Homo Sum. Esseri umani con M. Bettini. #stililaicali

Dal libro di Giona

“Le acque mi hanno sommerso fino alla gola, l’abisso mi ha avvolto, l’alga si è avvinta al mio capo. Sono sceso alle radici dei monti, la terra ha chiuso le sue spranghe dietro a me per sempre. Ma tu hai fatto risalire dalla fossa la mia vita, Signore, mio Dio. Quando in me sentivo venir meno la vita, ho ricordato il Signore.”

Ho appena finito la lettura del libro Homo Sum. Essere “umani” nel mondo antico di Maurizio Bettini, edito lo scorso anno da Einaudi, e sono rimasta davvero colpita, in quanto il professore suggerisce una lettura della letteratura antica non soltanto in chiave antropologica, ma calandola nella stretta attualità.  Bettini, classicista e scrittore, ci pone una serie di domande, chiedendosi, ad esempio,  se il senso di umanità dei Greci e dei Romani fosse migliore del nostro oppure quale posto occuperebbe nel mondo antico la Dichiarazione universale del 1948.

La copertina del libro

Le sue riflessioni prendono avvio da fatti contingenti.
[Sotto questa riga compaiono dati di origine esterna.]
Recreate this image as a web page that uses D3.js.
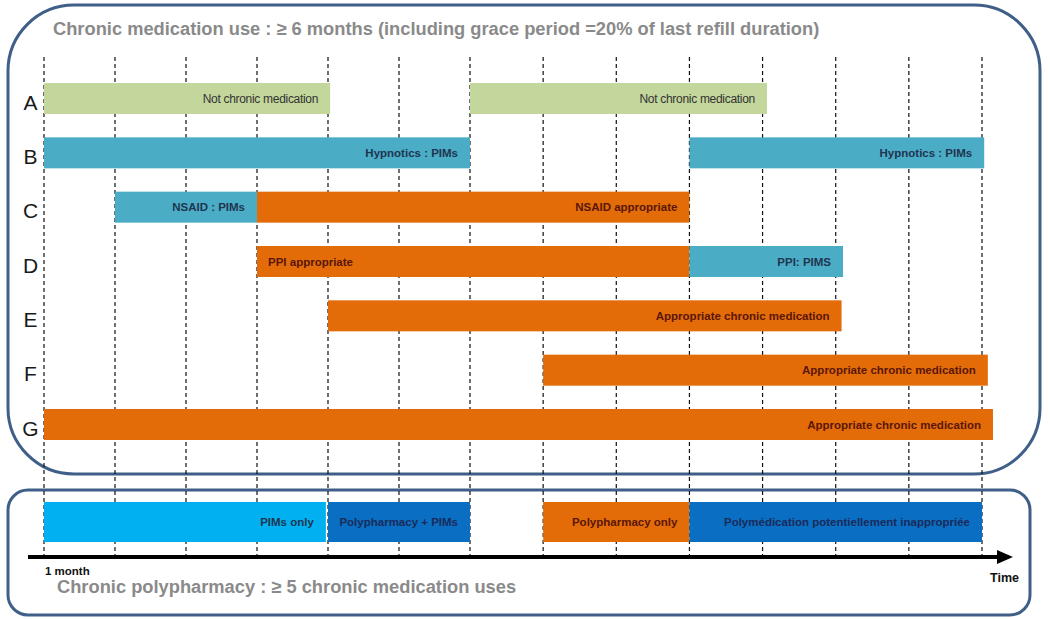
<!DOCTYPE html>
<html>
<head>
<meta charset="utf-8">
<script src="https://cdn.jsdelivr.net/npm/d3@7"></script>
<style>
  html, body { margin: 0; padding: 0; background: #fff; }
  svg { display: block; }
  text { font-family: "Liberation Sans", Arial, sans-serif; }
</style>
</head>
<body>
<svg id="chart" width="1050" height="619"></svg>
<script>
// ---- data ----
const rows = ["A", "B", "C", "D", "E", "F", "G"];
const months = d3.range(0, 14);            // grid ticks (months 0..13)
const medRow   = ["A", "A", "B", "B", "C", "C", "D", "D", "E", "F", "G"];
const medStart = [0, 6, 0, 9, 1, 3, 3, 9, 4, 7, 0];
const medEnd   = [4.03, 10.06, 6, 13.03, 3, 9, 9, 11.1, 11.08, 13.08, 13.15];
const medType  = ["notChronic", "notChronic", "pim", "pim", "pim", "appropriate", "appropriate", "pim", "appropriate", "appropriate", "appropriate"];
const medLabel = ["Not chronic medication", "Not chronic medication", "Hypnotics : PIMs", "Hypnotics : PIMs",
                  "NSAID : PIMs", "NSAID appropriate", "PPI appropriate", "PPI: PIMS",
                  "Appropriate chronic medication", "Appropriate chronic medication", "Appropriate chronic medication"];
const medAlign = ["end", "end", "end", "end", "end", "end", "start", "end", "end", "end", "end"];

const polyStart = [0, 4, 7, 9];
const polyEnd   = [3.97, 6, 9, 13];
const polyType  = ["pimsOnly", "polyPims", "polyOnly", "polyPims"];
const polyLabel = ["PIMs only", "Polypharmacy + PIMs", "Polypharmacy only", "Polymédication potentiellement inappropriée"];

const topTitle = "Chronic medication use : \u2265 6 months (including grace period =20% of last refill duration)";
const bottomTitle = "Chronic polypharmacy : \u2265 5 chronic medication uses";
const startLabel = "1 month";
const endLabel = "Time";

// ---- styles ----
const fillColor = {
  notChronic: "#c3d69b", pim: "#4bacc6", appropriate: "#e36c09",
  pimsOnly: "#00b0f0", polyPims: "#0a6fc2", polyOnly: "#e36c09"
};
const textColor = {
  notChronic: "#333333", pim: "#1f3550", appropriate: "#5a1608",
  pimsOnly: "#1f3550", polyPims: "#1a2a5a", polyOnly: "#5a1608"
};

const svg = d3.select("#chart");
const x = d3.scaleLinear().domain([0, 6, 13]).range([44, 470, 982]);
const y = d3.scalePoint().domain(rows).range([98.5, 424.5]);
const barH = 31;
const polyY0 = 502, polyH = 40;
const axisY = 557;

// frames
svg.append("rect").attr("x", 8).attr("y", 5).attr("width", 1032).attr("height", 469)
  .attr("rx", 66).attr("ry", 66)
  .attr("fill", "none").attr("stroke", "#3f5f88").attr("stroke-width", 3);
svg.append("rect").attr("x", 8).attr("y", 490).attr("width", 1022).attr("height", 125)
  .attr("rx", 20).attr("ry", 20)
  .attr("fill", "none").attr("stroke", "#3f5f88").attr("stroke-width", 3);

// grid lines
svg.append("g").selectAll("line").data(months).join("line")
  .attr("x1", d => x(d)).attr("x2", d => x(d))
  .attr("y1", 57).attr("y2", 555)
  .attr("stroke", "#111").attr("stroke-width", 1.2)
  .attr("stroke-dasharray", "4,3");

// titles
svg.append("text").attr("x", 53).attr("y", 35).text(topTitle)
  .attr("font-size", 18.3).attr("font-weight", "bold").attr("fill", "#8a8a8a");
svg.append("text").attr("x", 57).attr("y", 593).text(bottomTitle)
  .attr("font-size", 18.3).attr("font-weight", "bold").attr("fill", "#8a8a8a");

// row labels
svg.append("g").selectAll("text").data(rows).join("text")
  .attr("x", 30.5).attr("y", d => y(d) + 11)
  .attr("text-anchor", "middle")
  .attr("font-family", "'Open Sans', 'Noto Sans', sans-serif")
  .attr("font-size", 21).attr("fill", "#1a1a1a")
  .text(d => d);

// medication bars
const med = medRow.map((r, i) => ({ r, s: medStart[i], e: medEnd[i], t: medType[i], l: medLabel[i], a: medAlign[i] }));
const mg = svg.append("g");
mg.selectAll("rect").data(med).join("rect")
  .attr("x", d => x(d.s)).attr("y", d => y(d.r) - barH / 2)
  .attr("width", d => x(d.e) - x(d.s)).attr("height", barH)
  .attr("fill", d => fillColor[d.t]);
mg.selectAll("text").data(med).join("text")
  .attr("x", d => d.a === "end" ? x(d.e) - 12 : x(d.s) + 11)
  .attr("y", d => y(d.r) + 4)
  .attr("text-anchor", d => d.a)
  .attr("font-size", d => d.t === "notChronic" ? 12 : 11.5)
  .attr("font-weight", d => d.t === "notChronic" ? "normal" : "bold")
  .attr("letter-spacing", d => d.t === "notChronic" ? -0.3 : 0)
  .attr("fill", d => textColor[d.t])
  .text(d => d.l);

// polypharmacy bars
const poly = polyStart.map((s, i) => ({ s, e: polyEnd[i], t: polyType[i], l: polyLabel[i] }));
const pg = svg.append("g");
pg.selectAll("rect").data(poly).join("rect")
  .attr("x", d => x(d.s)).attr("y", polyY0)
  .attr("width", d => x(d.e) - x(d.s)).attr("height", polyH)
  .attr("fill", d => fillColor[d.t]);
pg.selectAll("text").data(poly).join("text")
  .attr("x", d => x(d.e) - 12).attr("y", polyY0 + polyH / 2 + 4)
  .attr("text-anchor", "end")
  .attr("font-size", 11.5).attr("font-weight", "bold")
  .attr("fill", d => textColor[d.t])
  .text(d => d.l);

// time axis with arrow
svg.append("line").attr("x1", 28).attr("x2", 999).attr("y1", axisY).attr("y2", axisY)
  .attr("stroke", "#000").attr("stroke-width", 4);
svg.append("path")
  .attr("d", d3.line()([[997, axisY - 7], [1013, axisY], [997, axisY + 7]]) + "Z")
  .attr("fill", "#000");

svg.append("text").attr("x", x(0) + 1).attr("y", 574.5).text(startLabel)
  .attr("font-size", 11.5).attr("font-weight", "bold").attr("fill", "#111");
svg.append("text").attr("x", 1019).attr("y", 582).text(endLabel)
  .attr("text-anchor", "end")
  .attr("font-size", 12.5).attr("font-weight", "bold").attr("fill", "#111");
</script>
</body>
</html>
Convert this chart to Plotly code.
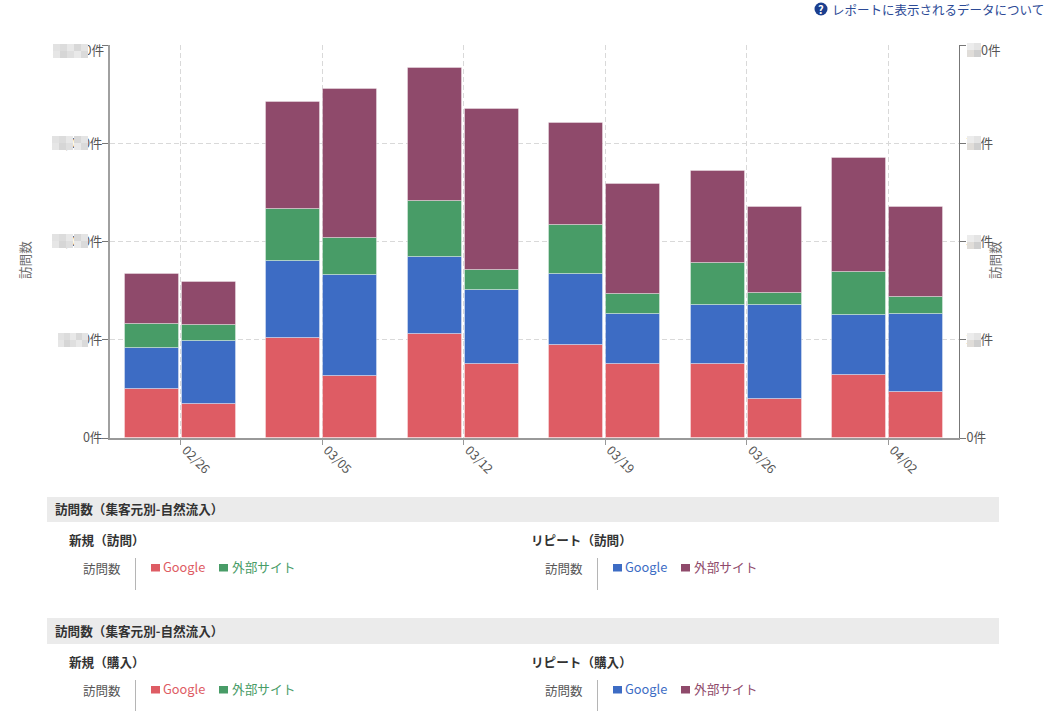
import numpy as np
import plotly.graph_objects as go

W, H = 1048, 721
L, R, T, B = 110, 959, 45, 438

dates = ["02/26", "03/05", "03/12", "03/19", "03/26", "04/02"]
# left bar of each week: 訪問
visit_new_google = [2470, 5090, 5270, 4710, 3790, 3230]
visit_rep_google = [2112, 3893, 3944, 3613, 3003, 3053]
visit_new_other = [1221, 2672, 2850, 2494, 2112, 2163]
visit_rep_other = [2519, 5420, 6768, 5216, 4707, 5801]
# right bar of each week: 購入
buy_new_google = [1755, 3155, 3790, 3790, 1960, 2365]
buy_rep_google = [3206, 5165, 3766, 2545, 4784, 3969]
buy_new_other = [814, 1857, 1018, 1018, 611, 840]
buy_rep_other = [2188, 7583, 8193, 5598, 4402, 4580]

left_ticks = [0, 5000, 10000, 15000, 20000]
left_labels = ["0件", "5,000件", "10,000件", "15,000件", ""]
right_ticks = [0, 25, 50, 75, 100]
right_labels = ["0件", "25件", "50件", "75件", ""]
left_top_label = "20,000件"
right_top_label = "100件"

RED, BLUE, GREEN, MAROON = "#DE5C64", "#3D6CC4", "#489C67", "#8F4A6B"
FONT = "Noto Sans CJK JP"
TXT = "#555555"
DARK = "#333333"
GRID = "#d9d9d9"
DASH = "5px,3px"

fig = go.Figure()


def stack(series, offset, group):
    base = np.zeros(len(dates))
    for vals, col, name in zip(series, (RED, BLUE, GREEN, MAROON),
                               ("新規 Google", "リピート Google", "新規 外部サイト", "リピート 外部サイト")):
        fig.add_bar(x=dates, y=vals, base=base.tolist(), offset=offset, width=0.381,
                    marker=dict(color=col, line=dict(color="rgba(255,255,255,0.35)", width=1)),
                    name=f"{group} {name}", showlegend=False)
        base = base + np.array(vals)


stack((visit_new_google, visit_rep_google, visit_new_other, visit_rep_other), -0.396, "訪問")
stack((buy_new_google, buy_rep_google, buy_new_other, buy_rep_other), 0.0065, "購入")
# empty trace that activates the right-hand axis
fig.add_scatter(x=dates, y=[None] * len(dates), yaxis="y2", showlegend=False, hoverinfo="skip")

PW, PH = R - L, B - T


def X(x):
    return (x - L) / PW


def Y(y):
    return (B - y) / PH


def note(text, x, y, color=TXT, size=12.6, anchor="left", bold=False, angle=0):
    pad = {"left": -2, "right": 2, "center": 0}[anchor] if angle == 0 else 0
    fig.add_annotation(text=f"<b>{text}</b>" if bold else text, xref="paper", yref="paper",
                       x=X(x + pad), y=Y(y - (1 if angle == 0 else 0)), xanchor=anchor, yanchor="middle",
                       showarrow=False, textangle=angle,
                       font=dict(family=FONT, size=size, color=color))


def rect(x0, y0, x1, y1, color, kind="rect"):
    fig.add_shape(type=kind, xref="paper", yref="paper", x0=X(x0), x1=X(x1), y0=Y(y0), y1=Y(y1),
                  fillcolor=color, line_width=0, layer="above")


def line(x, y0, y1):
    fig.add_shape(type="line", xref="paper", yref="paper", x0=X(x), x1=X(x), y0=Y(y0), y1=Y(y1),
                  line=dict(color="#b5b5b5", width=1))


def patch(x0, y0, x1, y1, color):
    fig.add_annotation(text="&nbsp;", xref="paper", yref="paper", x=X(x0), y=Y(y0),
                       xanchor="left", yanchor="top", showarrow=False, width=x1 - x0, height=y1 - y0,
                       bgcolor=color, borderpad=0, borderwidth=0, font=dict(size=1))


# top tick labels sit a little below their ticks in the reference
note(left_top_label, 103.5, 51, anchor="right")
note(right_top_label, 967, 51)

# blurred tick label digits
TOP_SHADES = ["#e2e2e2", "#dcdcdc", "#e8e8e8", "#d8d8d8", "#e4e4e4"]
LOW_SHADES = ["#e6e6e6", "#d6d6d6", "#dfdfdf", "#e9e9e9", "#dadada"]
for x0, top in ((53, 44), (52, 136), (52, 234), (58, 333)):
    n = 5 if x0 > 55 else 5
    step = (88 - x0) / n
    for i in range(n):
        patch(x0 + i * step, top, x0 + (i + 1) * step, top + 7, TOP_SHADES[i % 5])
        patch(x0 + i * step, top + 7, x0 + (i + 1) * step, top + 14, LOW_SHADES[i % 5])
for top in (43, 136, 235, 333):
    patch(967, top, 974, top + 7, "#ececec")
    patch(974, top, 981, top + 7, "#e4e4e4")
    patch(967, top + 7, 974, top + 14, "#e0ddd9")
    patch(974, top + 7, 981, top + 14, "#cfcfcf")

# help link
rect(814.5, 2.5, 827.5, 15.5, "#1B3F8F", kind="circle")
fig.add_annotation(text="<b>?</b>", xref="paper", yref="paper", x=X(821), y=Y(9), showarrow=False,
                   xanchor="center", yanchor="middle",
                   font=dict(family=FONT, size=11, color="#ffffff"))
note("レポートに表示されるデータについて", 832, 10, "#2C4A96", 12.5)

# axis titles
note("訪問数", 24, 260, "#6b6b6b", 12.6, "center", angle=-90)
note("訪問数", 994, 260, "#6b6b6b", 12.6, "center", angle=-90)

# lower tables
for top, bottom, head_y, sub_y, row_y, leg_y, s0, s1, sub_a, sub_b in (
    (497, 522, 510, 540, 569, 567.5, 558, 590, "新規（訪問）", "リピート（訪問）"),
    (618, 644, 631, 662, 691, 689.5, 680, 711, "新規（購入）", "リピート（購入）"),
):
    rect(47, top, 999, bottom, "#ebebeb")
    note("訪問数（集客元別-自然流入）", 55, head_y, DARK, 12.6, bold=True)
    note(sub_a, 69, sub_y, DARK, 12.6, bold=True)
    note(sub_b, 531, sub_y, DARK, 12.6, bold=True)
    for dx, c1, c2, sep in ((0, RED, GREEN, 135.5), (462, BLUE, MAROON, 597.5)):
        note("訪問数", 121 + dx, row_y, TXT, 12.5, "right")
        line(sep, s0, s1)
        rect(151 + dx, leg_y - 3.5, 160 + dx, leg_y + 4, c1)
        note("Google", 163 + dx, leg_y, c1, 12.8)
        rect(219 + dx, leg_y - 3.5, 228 + dx, leg_y + 4, c2)
        note("外部サイト", 232 + dx, leg_y, c2, 12.7)

fig.update_layout(
    width=W, height=H, autosize=False,
    margin=dict(l=L, r=W - R, t=T, b=H - B, pad=0),
    paper_bgcolor="white", plot_bgcolor="white",
    barmode="overlay", bargap=0,
    showlegend=False,
    font=dict(family=FONT, size=13, color=TXT),
    xaxis=dict(type="category", categoryorder="array", categoryarray=dates, range=[-0.5, 5.5],
               tickangle=45, ticks="outside", ticklen=5, tickcolor="#999999", tickwidth=1,
               ticklabelshift=5, ticklabelstandoff=-7,
               showgrid=True, gridcolor=GRID, griddash=DASH, gridwidth=1,
               showline=True, linecolor="#999999", linewidth=2, zeroline=False,
               tickfont=dict(family=FONT, size=12.6, color=TXT)),
    yaxis=dict(range=[0, 20000], tickmode="array", tickvals=left_ticks, ticktext=left_labels,
               ticks="outside", ticklen=6, tickcolor="#777777", tickwidth=1,
               ticklabelstandoff=-3,
               showgrid=True, gridcolor=GRID, griddash=DASH, gridwidth=1,
               showline=True, linecolor="#a0a0a0", linewidth=2, zeroline=False,
               tickfont=dict(family=FONT, size=12.6, color=TXT)),
    yaxis2=dict(range=[0, 100], overlaying="y", side="right", tickmode="array",
                tickvals=right_ticks, ticktext=right_labels,
                ticks="outside", ticklen=6, tickcolor="#777777", tickwidth=1,
                ticklabelstandoff=-2,
                showgrid=False, showline=True, linecolor="#777777", linewidth=1, zeroline=False,
                tickfont=dict(family=FONT, size=12.6, color=TXT)),
)

fig.write_html("out.html", config={"displayModeBar": False},
               post_script="document.body.style.margin='0';document.body.style.overflow='hidden';")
Nell’estate del 2018 si sono susseguiti una serie di drammi nel Mediterraneo, come ne erano già avvenuti in passato, ma questa volta c’è di nuovo che le autorità hanno respinto i naufraghi, che nel canale di Sicilia non vengono soccorsi, in quel medesimo luogo ove Enea, diretto in Italia, fu soccorso da Didone. E’ immediato il filo diretto con il I libro dell’Eneide , in cui si parla di naufraghi in fuga dalla loro città in fiamme che entrano nel Canale di Sicilia, cercando l’approdo nell’Italia tanto agognata. Il dramma descritto da Virgilio, dei profughi di guerra costretti a lasciare la propria patria, era così attuale che Bettini ha pensato alla tensione che spinge i fuggitivi a cercare un approdo sicuro. L’Eneide parla di cronaca, non è solo un grande poema epico. Questi grandi testi della cultura classica sono attualissimi, poiché ci aiutano a riflettere anche su come gli antichi ritenevano ci si dovesse comportare con gli altri uomini. Noi siamo abituati ormai a parlare di “diritti”, gli antichi, invece, ragionavano in termini di “doveri”, anche nei confronti degli altri: lo straniero supplice si doveva accogliere, era un dovere, non c’era altro modo di essere uomini. La divinità, poi, sorvegliava sui doveri nei confronti dei miserabili. Questo orizzonte noi lo abbiamo perduto. Presi dalla rivendicazione dei nostri diritti, tralasciamo i doveri nei confronti dei nostri fratelli in difficoltà, e non chiniamo più la testa di fronte all’indirizzo che nostro Signore ci ha dato.

Ancora una volta, riflettere sul mondo antico ci aiuta ad orientarci nel presente.